Of course, it’s absolutely normal to act differently in different situations. Our friends, families and colleagues all see very distinctive sides of our personality. But in the age of the URL, these ‘separate personalities’ are now virtual rather than physical, allowing us the time to deliberately think about and formulate them – they are conscious, rather than subconscious. In the past, a personality would be the result of a natural reaction to being in a situation where we are forced to lick our boss’s arse. Nowadays we’ve the time to consciously think about the best way to lick that executive derrière. This time lapse may come in handy every now and again, but it also means that we aren’t being honest about how we actually react to the world’s displays. That’s not living, that’s just lying.

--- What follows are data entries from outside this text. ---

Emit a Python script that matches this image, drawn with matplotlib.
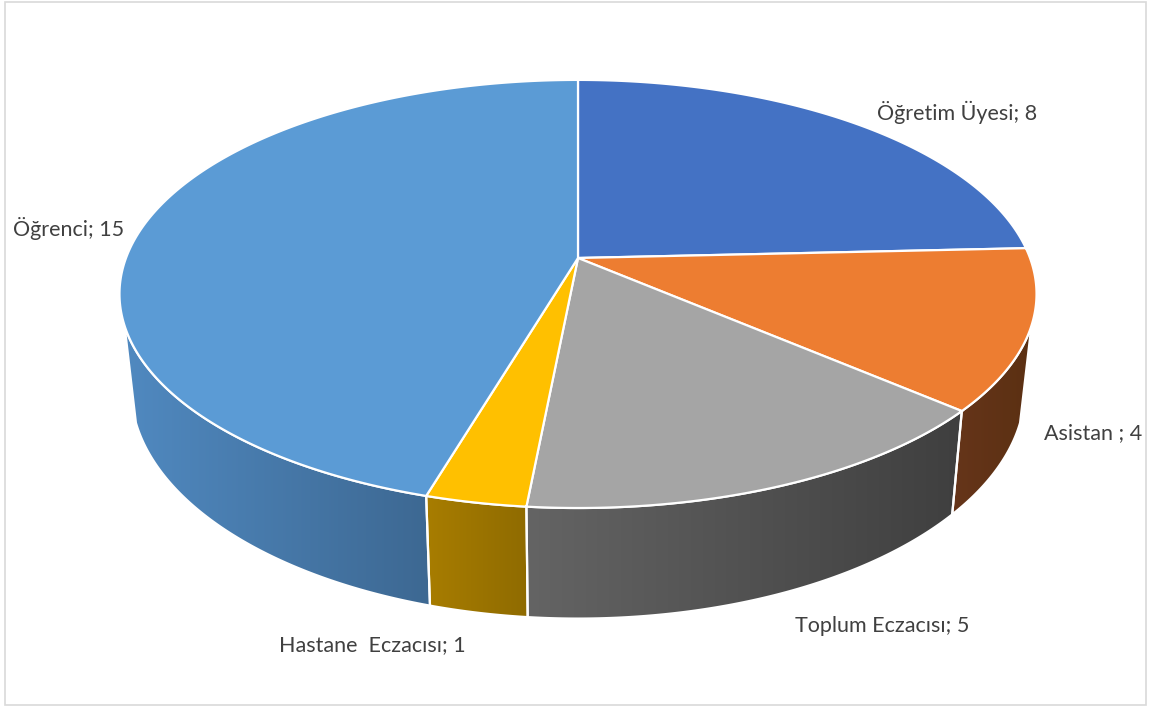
import numpy as np
import matplotlib
matplotlib.use("Agg")
import matplotlib.pyplot as plt
from matplotlib.patches import Polygon, Rectangle
from matplotlib.colors import to_rgb

categories = ["Öğretim Üyesi", "Asistan ", "Toplum Eczacısı", "Hastane  Eczacısı", "Öğrenci"]
values = [8, 4, 5, 1, 15]
top_colors = ["#4472C4", "#ED7D31", "#A5A5A5", "#FFC000", "#5B9BD5"]
side_left = ["#34599a", "#66351a", "#646464", "#a87d00", "#5089c0"]
side_right = ["#2c4c85", "#5b3012", "#3f3f3f", "#8f6b00", "#3d6892"]
label_pos = [(877, 112, "left"), (1044, 433, "left"), (795, 626, "left"),
             (279, 645, "left"), (13, 229, "left")]

W, H = 1149, 707
fig = plt.figure(figsize=(W / 100, H / 100), dpi=100)
ax = fig.add_axes([0, 0, 1, 1])
ax.set_xlim(0, W)
ax.set_ylim(H, 0)
ax.axis("off")

# perspective ellipse parameters (pixel space)
cx, cy = 578, 258
a, b, p = 452, 208, 0.168
hs = 92
shrink = 0.975


def proj(phi_deg, depth=0.0):
    ph = np.radians(phi_deg)
    u = np.cos(ph)
    v = -np.sin(ph)
    d = 1 - p * v
    x = cx + a * u / d
    y = cy + b * v / d + depth / d
    if depth:
        x = cx + (x - cx) * shrink
    return x, y


total = sum(values)
starts, ends = [], []
cur = 90.0
for val in values:
    starts.append(cur)
    cur -= 360.0 * val / total
    ends.append(cur)

vis_lo = -162.0
vis_hi = -18.0

# sides
for i in range(len(values)):
    s, e = starts[i], ends[i]
    hi = min(s, vis_hi)
    lo = max(e, vis_lo)
    if hi <= lo:
        continue
    ph = np.linspace(hi, lo, 120)
    tx, ty = proj(ph)
    bx, by = proj(ph, hs)
    xs = np.concatenate([tx, bx[::-1]])
    ys = np.concatenate([ty, by[::-1]])
    poly = Polygon(np.column_stack([xs, ys]), closed=True, facecolor="none",
                   edgecolor="none")
    ax.add_patch(poly)
    x0, x1 = xs.min(), xs.max()
    y0, y1 = ys.min(), ys.max()
    cl = np.array(to_rgb(side_left[i]))
    cr = np.array(to_rgb(side_right[i]))
    t = np.linspace(0, 1, 256)
    grad = (cl[None, :] * (1 - t[:, None]) + cr[None, :] * t[:, None])[None, :, :]
    im = ax.imshow(grad, extent=[x0, x1, y1, y0], aspect="auto",
                   interpolation="bilinear", zorder=1)
    im.set_clip_path(poly)
    ax.add_patch(Polygon(np.column_stack([xs, ys]), closed=True,
                         facecolor="none", edgecolor="white", lw=1.6, zorder=2))

# tops
for i in range(len(values)):
    ph = np.linspace(starts[i], ends[i], 200)
    tx, ty = proj(ph)
    xs = np.concatenate([[cx], tx])
    ys = np.concatenate([[cy], ty])
    ax.add_patch(Polygon(np.column_stack([xs, ys]), closed=True,
                         facecolor=top_colors[i], edgecolor="white", lw=1.6,
                         zorder=3))

for i, (lx, ly, ha) in enumerate(label_pos):
    ax.text(lx, ly, f"{categories[i]}; {values[i]}", ha=ha, va="center",
            fontsize=15.5, color="#404040", family=["Lato", "DejaVu Sans"],
            zorder=5)

ax.add_patch(Rectangle((5, 2), 1141, 703, facecolor="none",
                       edgecolor="#d9d9d9", lw=1.2, zorder=6))

fig.savefig("out.png", dpi=100)
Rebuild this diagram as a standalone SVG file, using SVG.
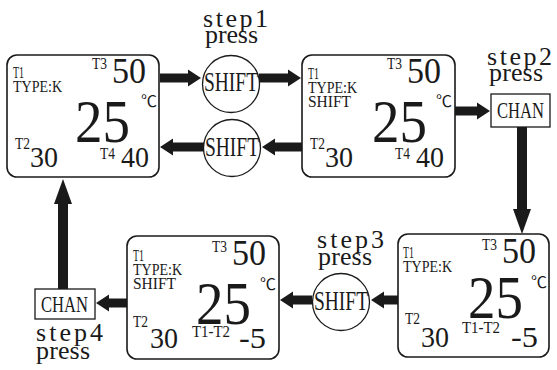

Which brings us back to the humble #hashtag. Why do we hate to see them pop up on Facebook? Because they belong to a different identity, they belong to the perpetrator’s Twitter self, not their Facebook self. But hashtags don’t actually have to ‘belong’ to anywhere. Twitter users began using hashtags to group conversations long before Twitter made them a feature of the site. Zuckerberg himself seems to be taking notice of the growing use of hashtags on his social networking site and is currently busy trying to incorporate them into Facebook too. Facebook hashtaggers, like the early Twitter revolutionaries before them, are defining the world of social media – you and me, the ‘digital natives’, are letting the warring personalities of social media define us.
Hashtags are going cross-platform and cross-identity. It’s probably time that we retired our surreal multiple personalities and joined in the fun.